There are reasons for this – the fact that much of our housing stock is poorly insulated, that Brexit has added to delivery times and costs for UK imports, shortages of certain food items such as tomatoes and cucumbers due to cold weather in Spain and Morocco and worker shortages in some places leading to higher wages for those who are available, which feeds back into inflation.

Nonetheless, Chancellor, Jeremy Hunt, thinks the Bank of England is right to increase rates. He wants to stay “on course”, has put pressure on banks to help their customers, and has ruled out new government support for anyone struggling to pay their mortgage in this new economic climate (for now, anyway).

Labour don’t have more of a plan. Their solution? Telling banks not to repossess people’s homes and give them time to make repayments.

Both parties are echoing the words of former prime minister John Major, who held office during a period of high inflation and interest rates: “If it’s not hurting, it’s not working”.

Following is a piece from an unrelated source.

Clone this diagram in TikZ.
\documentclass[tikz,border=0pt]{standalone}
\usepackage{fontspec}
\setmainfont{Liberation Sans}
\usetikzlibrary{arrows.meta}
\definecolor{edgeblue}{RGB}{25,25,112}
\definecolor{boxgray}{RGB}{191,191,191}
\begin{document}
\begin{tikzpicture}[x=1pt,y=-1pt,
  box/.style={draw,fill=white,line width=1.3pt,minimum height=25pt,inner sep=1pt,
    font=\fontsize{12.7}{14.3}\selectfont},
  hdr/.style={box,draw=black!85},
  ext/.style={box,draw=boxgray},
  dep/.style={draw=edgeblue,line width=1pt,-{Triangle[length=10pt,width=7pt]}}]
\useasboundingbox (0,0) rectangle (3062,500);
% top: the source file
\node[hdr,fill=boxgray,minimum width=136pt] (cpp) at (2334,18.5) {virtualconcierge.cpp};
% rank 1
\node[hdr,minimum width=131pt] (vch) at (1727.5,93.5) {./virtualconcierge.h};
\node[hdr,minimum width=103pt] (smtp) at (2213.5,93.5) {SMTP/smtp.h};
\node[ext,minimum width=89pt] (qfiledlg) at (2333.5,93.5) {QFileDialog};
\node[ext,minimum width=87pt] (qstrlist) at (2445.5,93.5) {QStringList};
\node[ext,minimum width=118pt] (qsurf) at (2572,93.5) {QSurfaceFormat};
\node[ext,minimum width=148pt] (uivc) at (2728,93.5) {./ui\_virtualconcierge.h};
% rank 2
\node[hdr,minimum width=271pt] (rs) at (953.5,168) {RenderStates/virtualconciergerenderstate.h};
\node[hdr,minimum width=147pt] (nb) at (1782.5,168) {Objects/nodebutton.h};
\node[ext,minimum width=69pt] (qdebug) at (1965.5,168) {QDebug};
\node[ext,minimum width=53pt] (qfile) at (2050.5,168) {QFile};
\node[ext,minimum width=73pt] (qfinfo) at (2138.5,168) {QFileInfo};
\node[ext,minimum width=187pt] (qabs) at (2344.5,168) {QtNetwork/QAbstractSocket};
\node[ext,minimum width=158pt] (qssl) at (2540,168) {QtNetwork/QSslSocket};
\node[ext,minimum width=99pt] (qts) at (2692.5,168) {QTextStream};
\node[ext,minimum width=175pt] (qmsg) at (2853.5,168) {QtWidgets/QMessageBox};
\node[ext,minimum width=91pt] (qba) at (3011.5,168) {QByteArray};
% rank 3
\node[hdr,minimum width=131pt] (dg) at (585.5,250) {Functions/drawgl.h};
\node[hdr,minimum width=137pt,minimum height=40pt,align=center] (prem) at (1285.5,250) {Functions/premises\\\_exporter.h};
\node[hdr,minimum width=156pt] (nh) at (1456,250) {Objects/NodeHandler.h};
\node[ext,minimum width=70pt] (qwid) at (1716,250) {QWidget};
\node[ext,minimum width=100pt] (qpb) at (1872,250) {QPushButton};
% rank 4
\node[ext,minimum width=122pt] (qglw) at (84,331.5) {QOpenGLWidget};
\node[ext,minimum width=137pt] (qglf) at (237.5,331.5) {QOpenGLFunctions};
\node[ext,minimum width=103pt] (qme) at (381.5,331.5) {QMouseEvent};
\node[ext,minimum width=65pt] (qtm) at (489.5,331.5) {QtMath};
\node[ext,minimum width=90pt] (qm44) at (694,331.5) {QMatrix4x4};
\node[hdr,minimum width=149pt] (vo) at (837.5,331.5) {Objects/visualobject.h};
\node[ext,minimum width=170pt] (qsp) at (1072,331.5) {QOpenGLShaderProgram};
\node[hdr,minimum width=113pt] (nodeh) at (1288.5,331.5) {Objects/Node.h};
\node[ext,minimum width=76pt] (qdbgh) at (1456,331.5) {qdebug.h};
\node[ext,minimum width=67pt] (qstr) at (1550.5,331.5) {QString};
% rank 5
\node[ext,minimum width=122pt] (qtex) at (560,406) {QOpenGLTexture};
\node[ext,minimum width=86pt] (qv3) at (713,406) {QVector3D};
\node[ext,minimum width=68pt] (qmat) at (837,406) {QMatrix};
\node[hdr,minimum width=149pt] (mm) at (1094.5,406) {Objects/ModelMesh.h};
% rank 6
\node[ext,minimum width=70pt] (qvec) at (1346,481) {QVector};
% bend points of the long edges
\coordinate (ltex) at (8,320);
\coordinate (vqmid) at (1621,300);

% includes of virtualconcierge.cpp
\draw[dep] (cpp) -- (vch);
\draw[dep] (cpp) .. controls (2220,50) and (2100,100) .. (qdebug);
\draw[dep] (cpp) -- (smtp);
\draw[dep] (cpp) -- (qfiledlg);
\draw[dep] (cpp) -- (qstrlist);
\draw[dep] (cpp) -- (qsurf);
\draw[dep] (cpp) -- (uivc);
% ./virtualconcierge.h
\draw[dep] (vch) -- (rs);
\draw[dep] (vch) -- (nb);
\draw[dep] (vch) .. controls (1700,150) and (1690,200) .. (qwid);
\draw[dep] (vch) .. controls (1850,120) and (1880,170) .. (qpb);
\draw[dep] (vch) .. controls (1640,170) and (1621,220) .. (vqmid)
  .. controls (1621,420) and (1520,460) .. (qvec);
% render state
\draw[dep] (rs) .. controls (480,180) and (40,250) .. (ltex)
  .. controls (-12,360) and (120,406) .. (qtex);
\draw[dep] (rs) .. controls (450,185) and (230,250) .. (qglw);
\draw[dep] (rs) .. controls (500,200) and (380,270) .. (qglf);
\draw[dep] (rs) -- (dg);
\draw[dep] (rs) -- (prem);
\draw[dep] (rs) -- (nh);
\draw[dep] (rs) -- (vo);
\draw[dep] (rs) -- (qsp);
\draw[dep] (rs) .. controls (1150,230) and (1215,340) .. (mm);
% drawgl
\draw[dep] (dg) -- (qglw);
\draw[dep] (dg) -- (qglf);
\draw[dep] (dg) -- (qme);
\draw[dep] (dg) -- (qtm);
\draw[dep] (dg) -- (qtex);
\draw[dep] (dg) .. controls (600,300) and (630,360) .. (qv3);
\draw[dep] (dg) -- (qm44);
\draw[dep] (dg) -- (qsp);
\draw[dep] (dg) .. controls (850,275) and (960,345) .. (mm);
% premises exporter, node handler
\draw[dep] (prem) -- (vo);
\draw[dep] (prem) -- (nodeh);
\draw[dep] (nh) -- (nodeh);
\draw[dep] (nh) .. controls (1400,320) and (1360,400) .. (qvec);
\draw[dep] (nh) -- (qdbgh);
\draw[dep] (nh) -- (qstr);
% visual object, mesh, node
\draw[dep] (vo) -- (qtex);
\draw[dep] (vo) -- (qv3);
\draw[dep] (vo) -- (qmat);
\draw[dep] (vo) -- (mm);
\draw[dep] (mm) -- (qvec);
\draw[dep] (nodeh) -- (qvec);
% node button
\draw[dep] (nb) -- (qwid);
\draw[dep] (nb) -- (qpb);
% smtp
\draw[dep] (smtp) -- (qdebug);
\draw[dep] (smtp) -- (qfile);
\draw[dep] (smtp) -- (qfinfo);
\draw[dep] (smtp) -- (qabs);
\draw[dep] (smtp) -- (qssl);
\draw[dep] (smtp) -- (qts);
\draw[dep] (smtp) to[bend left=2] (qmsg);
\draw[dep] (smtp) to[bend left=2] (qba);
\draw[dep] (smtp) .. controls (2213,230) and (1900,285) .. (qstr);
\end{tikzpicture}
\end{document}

But, to be blunt: this is now a mortgage rates crisis like no other. We have never had such high house prices at a time of high inflation and rising interest rates.

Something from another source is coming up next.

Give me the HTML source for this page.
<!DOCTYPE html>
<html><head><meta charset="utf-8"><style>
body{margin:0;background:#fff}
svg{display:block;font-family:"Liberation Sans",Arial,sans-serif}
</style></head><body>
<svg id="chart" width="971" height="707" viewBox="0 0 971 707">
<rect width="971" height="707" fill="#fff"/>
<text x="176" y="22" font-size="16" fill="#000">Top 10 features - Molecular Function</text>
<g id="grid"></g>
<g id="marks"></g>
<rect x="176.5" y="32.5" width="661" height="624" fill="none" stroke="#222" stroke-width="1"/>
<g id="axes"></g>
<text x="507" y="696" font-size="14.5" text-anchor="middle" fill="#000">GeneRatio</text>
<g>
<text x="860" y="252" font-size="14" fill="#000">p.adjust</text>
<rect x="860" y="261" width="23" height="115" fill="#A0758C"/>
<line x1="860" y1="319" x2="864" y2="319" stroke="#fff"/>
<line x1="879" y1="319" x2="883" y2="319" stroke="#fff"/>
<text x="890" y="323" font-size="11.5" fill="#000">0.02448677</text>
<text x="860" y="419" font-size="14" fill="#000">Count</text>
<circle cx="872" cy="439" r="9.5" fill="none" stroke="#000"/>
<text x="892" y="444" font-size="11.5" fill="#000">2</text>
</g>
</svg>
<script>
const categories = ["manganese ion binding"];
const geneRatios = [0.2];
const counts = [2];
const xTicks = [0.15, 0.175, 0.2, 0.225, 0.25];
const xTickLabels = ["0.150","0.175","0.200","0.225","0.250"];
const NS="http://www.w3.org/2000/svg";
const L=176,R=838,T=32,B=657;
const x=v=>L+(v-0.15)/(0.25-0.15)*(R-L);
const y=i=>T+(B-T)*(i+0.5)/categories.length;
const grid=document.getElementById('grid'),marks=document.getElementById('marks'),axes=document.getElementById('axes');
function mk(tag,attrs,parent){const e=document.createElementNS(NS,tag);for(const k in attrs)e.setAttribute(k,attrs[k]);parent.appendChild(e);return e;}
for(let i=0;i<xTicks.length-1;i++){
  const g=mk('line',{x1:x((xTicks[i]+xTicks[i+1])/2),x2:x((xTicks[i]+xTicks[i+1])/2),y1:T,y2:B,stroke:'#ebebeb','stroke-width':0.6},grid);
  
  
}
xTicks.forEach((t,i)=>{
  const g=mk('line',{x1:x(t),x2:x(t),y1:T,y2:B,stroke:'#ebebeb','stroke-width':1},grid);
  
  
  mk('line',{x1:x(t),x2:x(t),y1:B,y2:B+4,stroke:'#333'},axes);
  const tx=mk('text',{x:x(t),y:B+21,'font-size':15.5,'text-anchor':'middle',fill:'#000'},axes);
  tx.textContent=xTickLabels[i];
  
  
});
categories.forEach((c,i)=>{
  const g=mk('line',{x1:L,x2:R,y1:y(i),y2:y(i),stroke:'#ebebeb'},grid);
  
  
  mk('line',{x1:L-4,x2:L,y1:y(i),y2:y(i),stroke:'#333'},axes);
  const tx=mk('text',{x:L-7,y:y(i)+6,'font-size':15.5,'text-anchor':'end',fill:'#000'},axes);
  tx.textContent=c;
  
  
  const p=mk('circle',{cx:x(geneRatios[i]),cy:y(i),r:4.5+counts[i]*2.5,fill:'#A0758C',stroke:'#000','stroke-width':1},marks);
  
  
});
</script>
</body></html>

What happens next is uncertain.

The mortgages industry is worried, and rightly so. As a broker, who wished not to be named, told me yesterday: “It feels like we’re slowly driving over a cliff and the folks at the wheel are looking the other way. I’m worried about my clients, and I feel guilty for believing that inflation was transitory.”

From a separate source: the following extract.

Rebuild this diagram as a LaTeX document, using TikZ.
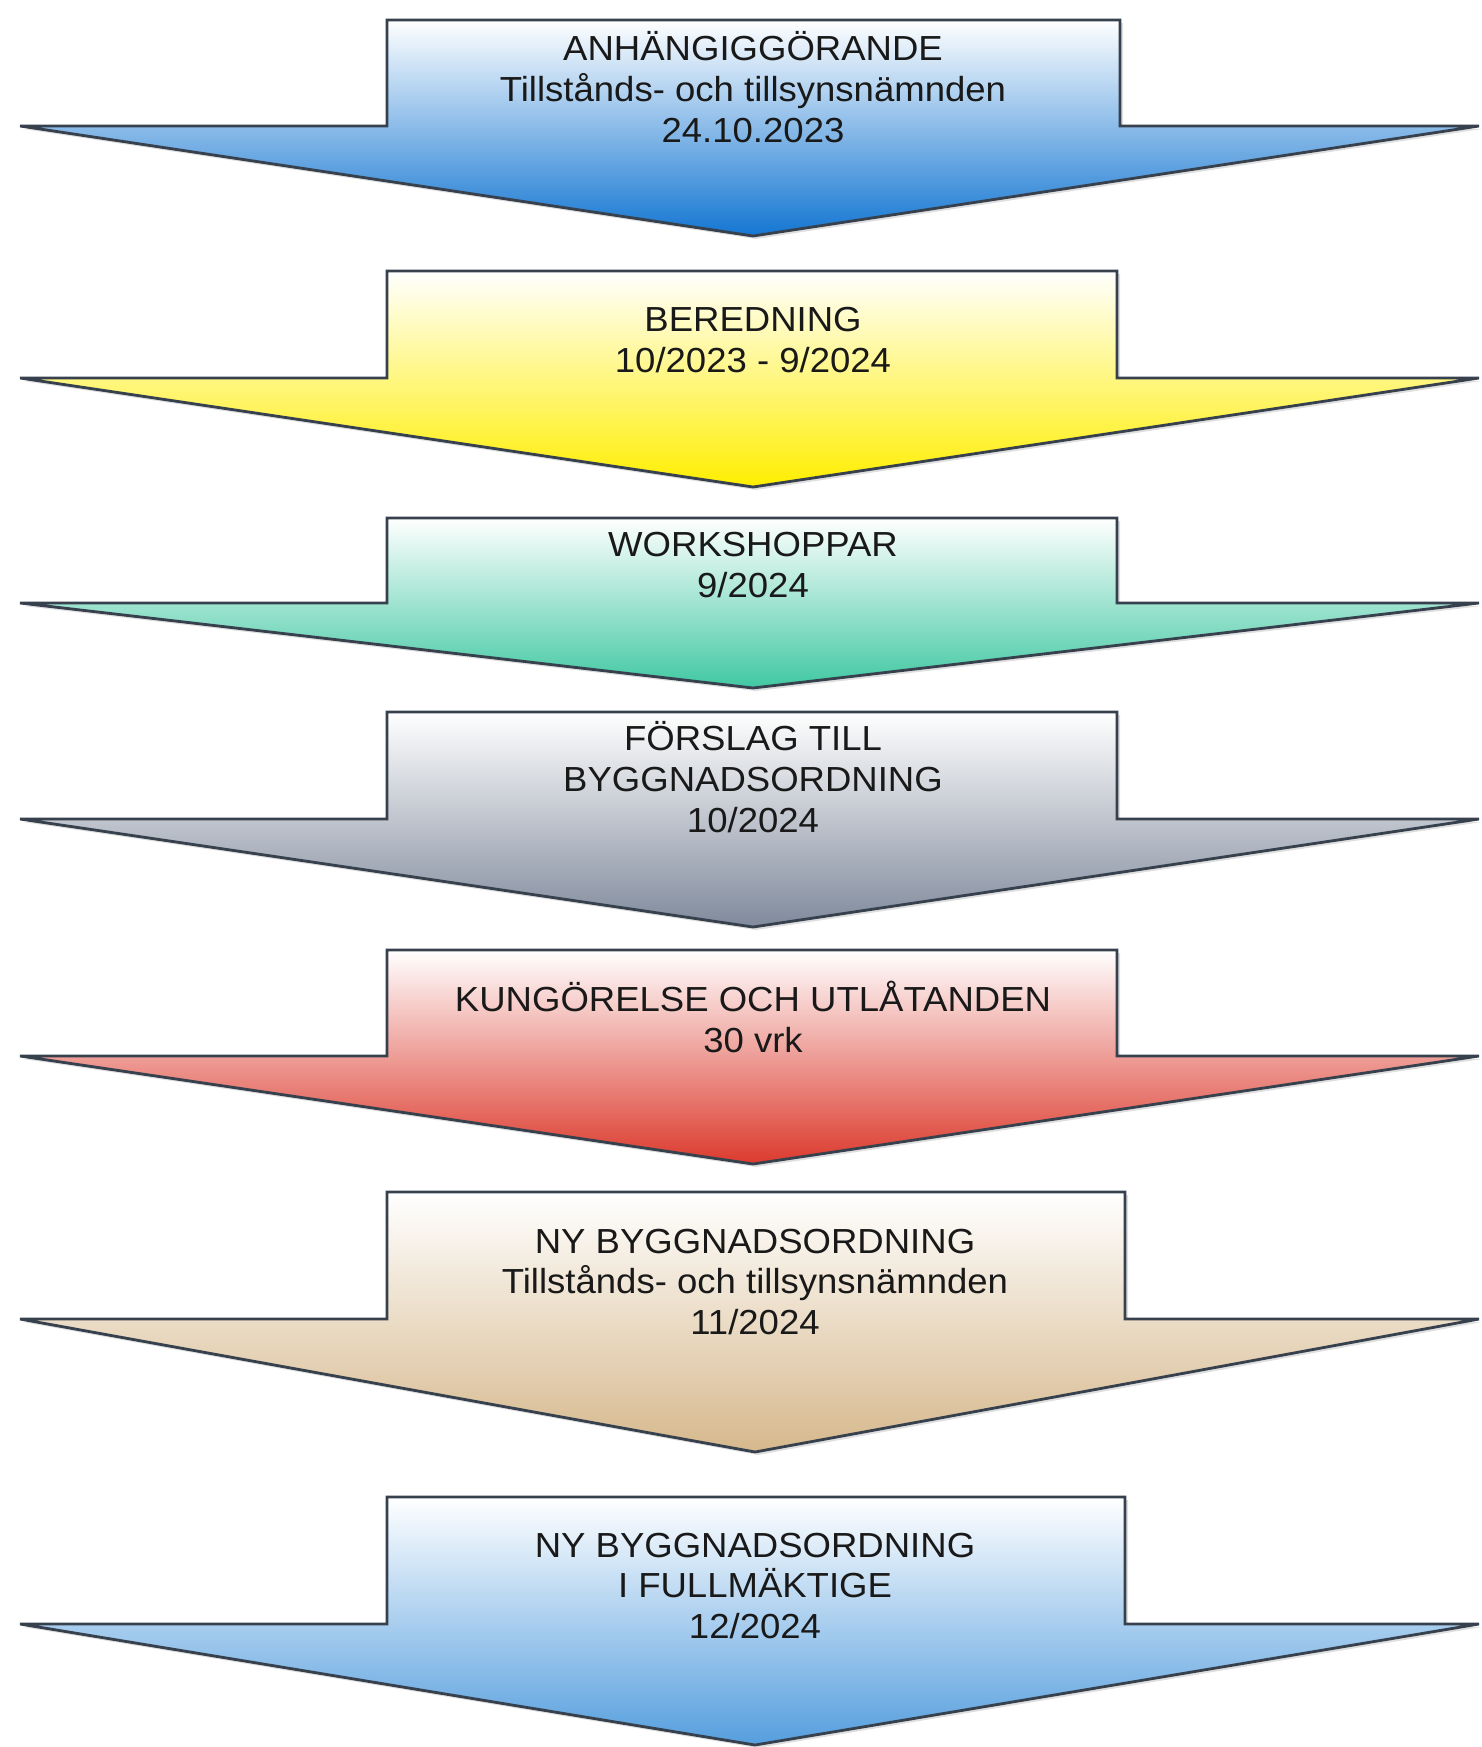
\documentclass[tikz,border=0pt]{standalone}
\usepackage{fontspec}
\setmainfont{Liberation Sans}[FakeStretch=1.05]
\usetikzlibrary{shadows}

\definecolor{kant}{RGB}{55,65,78}
\definecolor{blaa}{RGB}{20,118,210}
\definecolor{gul}{RGB}{255,238,0}
\definecolor{turkos}{RGB}{64,200,162}
\definecolor{gra}{RGB}{128,138,156}
\definecolor{rod}{RGB}{220,58,45}
\definecolor{beige}{RGB}{214,184,140}
\definecolor{ljusblaa}{RGB}{85,158,222}

\tikzset{
	pil/.style={draw=kant, line width=1.6pt, line join=miter, top color=white,
		drop shadow={opacity=0.25, shadow xshift=0.06cm, shadow yshift=-0.06cm}},
	etikett/.style={align=center, font=\fontsize{19.8}{23.3}\selectfont, text=black!90, inner sep=0pt}
}

\begin{document}
\begin{tikzpicture}[x=0.02cm, y=-0.02cm]
	\useasboundingbox (0, 0) rectangle (1481, 1747);

	\draw[pil, bottom color=blaa] (20, 126) -- (387, 126) -- (387, 20) -- (1120, 20) -- (1120, 126) -- (1479, 126) -- (753, 236) -- cycle;
	\node[etikett] (anh) at (753, 87) {ANHÄNGIGGÖRANDE\\Tillstånds- och tillsynsnämnden\\24.10.2023};

	\draw[pil, bottom color=gul] (20, 378) -- (387, 378) -- (387, 271) -- (1117, 271) -- (1117, 378) -- (1479, 378) -- (753, 487) -- cycle;
	\node[etikett] (ber) at (753, 340) {BEREDNING\\10/2023 - 9/2024};

	\draw[pil, bottom color=turkos] (20, 603) -- (387, 603) -- (387, 518) -- (1117, 518) -- (1117, 603) -- (1479, 603) -- (753, 688) -- cycle;
	\node[etikett] (work) at (753, 565) {WORKSHOPPAR\\9/2024};

	\draw[pil, bottom color=gra] (20, 819) -- (387, 819) -- (387, 712) -- (1117, 712) -- (1117, 819) -- (1479, 819) -- (753, 927) -- cycle;
	\node[etikett] (forslag) at (753, 777) {FÖRSLAG TILL\\BYGGNADSORDNING\\10/2024};

	\draw[pil, bottom color=rod] (20, 1056) -- (387, 1056) -- (387, 950) -- (1117, 950) -- (1117, 1056) -- (1479, 1056) -- (753, 1164) -- cycle;
	\node[etikett] (kung) at (753, 1017) {KUNGÖRELSE OCH UTLÅTANDEN\\30 vrk};

	\draw[pil, bottom color=beige] (20, 1319) -- (387, 1319) -- (387, 1192) -- (1125, 1192) -- (1125, 1319) -- (1479, 1319) -- (755, 1452) -- cycle;
	\node[etikett] (nybo) at (755, 1282) {NY BYGGNADSORDNING\\Tillstånds- och tillsynsnämnden\\11/2024};

	\draw[pil, bottom color=ljusblaa] (20, 1624) -- (387, 1624) -- (387, 1497) -- (1125, 1497) -- (1125, 1624) -- (1479, 1624) -- (755, 1745) -- cycle;
	\node[etikett] (fullm) at (755, 1586) {NY BYGGNADSORDNING\\I FULLMÄKTIGE\\12/2024};
\end{tikzpicture}
\end{document}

Poverty experts are worried, too. Rachelle Earwaker is a senior economist at the Joseph Rowntree Foundation (JRF). “This is going to have significant consequences for low-income mortgage holders who come off of fixed rates.”

According to the JRF, there are 1.7 million low-income households with a mortgage in Britain – and over 700,000 households are struggling with their repayments already.

Housing market analysts say that the best we can hope for is that this is temporary because, if it isn’t, as Neal Hudson puts it, “there is going to be a lot of pain for households and the wider UK economy”.

Britain’s high house prices relied on cheap credit. Without it, they will fall (by as much as 25 per cent according to predictions from the likes of Capital Economics); mortgage holders who were able to buy because of low rates will struggle when their fixed-term deals end; and the received wisdom that buying a home is a safe investment which will make you money will be well and truly exploded.

Roger Bootle is one of Britain’s best-known economists. He is the chairman of Capital Economics and was a leading voice in warning that house prices were too high before the 2008 global financial crisis. “It’s not going to be pretty,” he told i last week.

“If the Bank of England get it wrong, they could go too far and push the economy over the edge, but if they get it wrong, they could undercook.”

This is the end of homeownership as we’ve known it since 2008 – the era of low rates, high house prices, and affordable monthly repayments is nearly history.

Britain’s housing market is no longer a place where owning a home is cheaper or more secure than renting. Just as renters are at the mercy of their landlords, homeowners are now at the mercy of their lenders.